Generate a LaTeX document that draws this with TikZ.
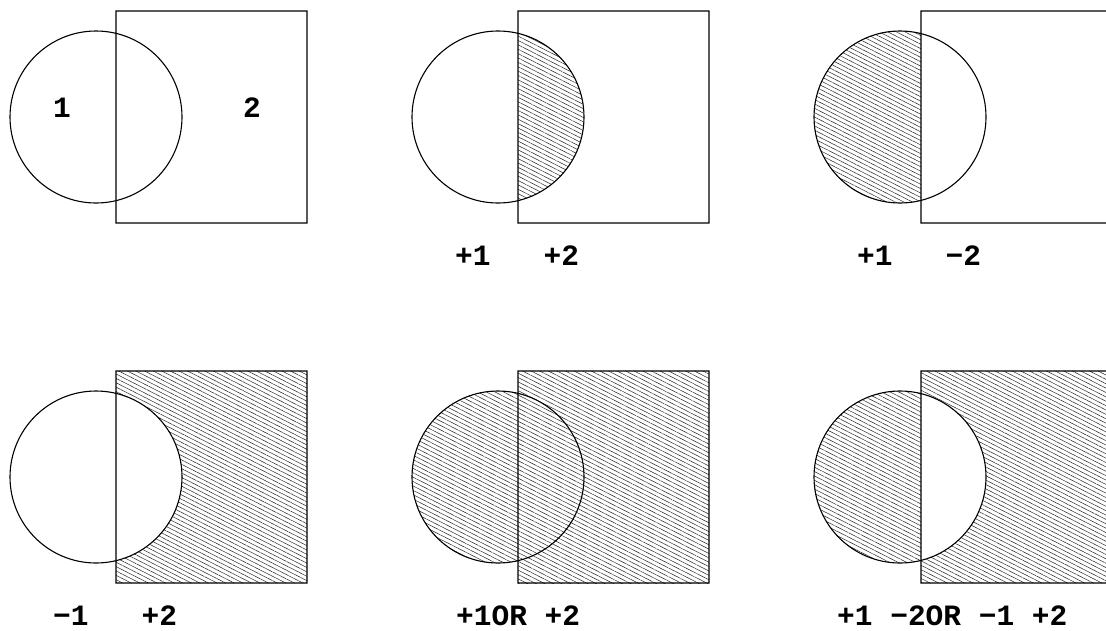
\documentclass[tikz,border=0pt]{standalone}
\usepackage{fontspec}
\usetikzlibrary{patterns.meta}
\newfontfamily\setlblfont{Liberation Mono}

\begin{document}
\begin{tikzpicture}[x=1pt, y=-1pt,
    outline/.style={line width=1.1pt},
    hatch/.style={pattern={Lines[angle=-27, distance=3.9pt, line width=0.5pt]}, pattern color=black!85},
    lbl/.style={font=\setlblfont\bfseries\fontsize{29.5}{29.5}\selectfont, inner sep=0pt, anchor=base west}]
  \useasboundingbox (0,0) rectangle (1106,630);

  % panel origins: circle centres and square corners
  \coordinate (C1) at (96,117);   \coordinate (SA1) at (116,11);  \coordinate (SB1) at (307,223);
  \coordinate (C2) at (498,117);  \coordinate (SA2) at (518,11);  \coordinate (SB2) at (709,223);
  \coordinate (C3) at (900,117);  \coordinate (SA3) at (921,11);  \coordinate (SB3) at (1112,223);
  \coordinate (C4) at (96,477);   \coordinate (SA4) at (116,371); \coordinate (SB4) at (307,583);
  \coordinate (C5) at (498,477);  \coordinate (SA5) at (518,371); \coordinate (SB5) at (709,583);
  \coordinate (C6) at (900,477);  \coordinate (SA6) at (921,371); \coordinate (SB6) at (1112,583);

  % +1 +2 : intersection
  \begin{scope}
    \clip (SA2) rectangle (SB2);
    \fill[hatch] (C2) circle (86);
  \end{scope}

  % +1 -2 : circle outside square
  \begin{scope}
    \clip (0,0) rectangle (SA3 |- SB3);
    \fill[hatch] (C3) circle (86);
  \end{scope}

  % -1 +2 : square outside circle
  \begin{scope}
    \clip (SA4) rectangle (SB4);
    \fill[hatch, even odd rule] (SA4) rectangle (SB4) (C4) circle (86);
  \end{scope}

  % +1 OR +2 : union
  \fill[hatch] (SA5) rectangle (SB5);
  \begin{scope}
    \clip (402,360) rectangle (SA5 |- SB5);
    \fill[hatch] (C5) circle (86);
  \end{scope}

  % symmetric difference
  \fill[hatch, even odd rule] (SA6) rectangle (SB6) (C6) circle (86);

  % outlines
  \draw[outline] (C1) circle (86) (SA1) rectangle (SB1);
  \draw[outline] (C2) circle (86) (SA2) rectangle (SB2);
  \draw[outline] (C3) circle (86) (SA3) rectangle (SB3);
  \draw[outline] (C4) circle (86) (SA4) rectangle (SB4);
  \draw[outline] (C5) circle (86) (SA5) rectangle (SB5);
  \draw[outline] (C6) circle (86) (SA6) rectangle (SB6);

  % labels
  \node[lbl, anchor=center] (one) at (62,108) {1};
  \node[lbl, anchor=center] (two) at (252,108) {2};
  \node[lbl] (lab2) at (455,265) {+1\ \ \ +2};
  \node[lbl] (lab3) at (857,265) {+1\ \ \ −2};
  \node[lbl] (lab4) at (53,625) {−1\ \ \ +2};
  \node[lbl] (lab5) at (456,625) {+1OR\ +2};
  \node[lbl] (lab6) at (837,625) {+1\ −2OR\ −1\ +2};
\end{tikzpicture}
\end{document}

####################

_EXERCISE PROMPT:_ Would you reproduce the lines above, from the very first through the line containing "(0,0) rectangle (1106,630);", exactly and without the pictures?

_FULL ANSWER:_
Generate a LaTeX document that draws this with TikZ.
\documentclass[tikz,border=0pt]{standalone}
\usepackage{fontspec}
\usetikzlibrary{patterns.meta}
\newfontfamily\setlblfont{Liberation Mono}

\begin{document}
\begin{tikzpicture}[x=1pt, y=-1pt,
    outline/.style={line width=1.1pt},
    hatch/.style={pattern={Lines[angle=-27, distance=3.9pt, line width=0.5pt]}, pattern color=black!85},
    lbl/.style={font=\setlblfont\bfseries\fontsize{29.5}{29.5}\selectfont, inner sep=0pt, anchor=base west}]
  \useasboundingbox (0,0) rectangle (1106,630);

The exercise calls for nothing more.